Em março de 1997 veio a lume a Lei 9.447 que outorgou poderes ao BACEN para que, em hipóteses em que se configurem crises de instituições financeiras possa assegurar a normalidade da economia púbica e resguardar os interesses dos depositantes, investidores e demais credores. Permitem os incisos II e III do art. 5º da Lei 9.447/97 que a autoridade monetária determine, em casos específicos, a transferência do controle acionário da instituição ou que reorganize do ponto de vista societário, inclusive mediante incorporação, fusão ou cisão.

Ex vi do art. 6º da do mencionado diploma legal, o BACEN, no curso dos regimes de intervenção, liquidação extra-judicial ou administração especial temporária, poderá autorizar a transferência para outra ou outras sociedades de bens, direitos e obrigações da instituição financeira, bem como a constituição ou reorganização de sociedade ou sociedades para as quais sejam transferidos no todo ou em parte, bens, direitos e obrigações da instituição sob regime especial.

O panorama da concentração no sistema financeiro nacional tem variado significativamente, desde a época em que era aberto, isto é, quando se pretendia um aumento das instituições financeiras com a desconcentração do setor.
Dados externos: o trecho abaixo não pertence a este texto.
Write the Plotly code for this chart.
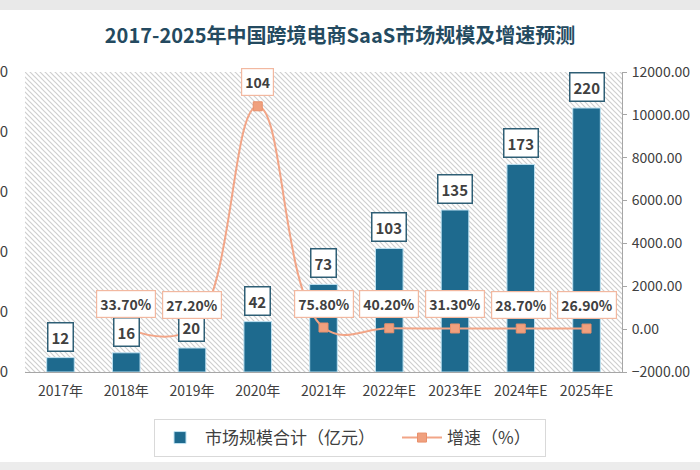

Essa situação foi se alterando no final do ano de 1965 quando o BACEN passou a exigir cotas de autorização para funcionamento de dependência. Em 1970 o BACEN suspendeu a autorização para instalação de novas agências com o objetivo de fortalecer as instituições então existentes no mercado. Deixou de autorizar, ainda o funcionamento de novas instituições nas áreas bancárias, bem como de novas sedes e agências de dependências, tendo em conta o nível da capacidade instalada no SFN na época.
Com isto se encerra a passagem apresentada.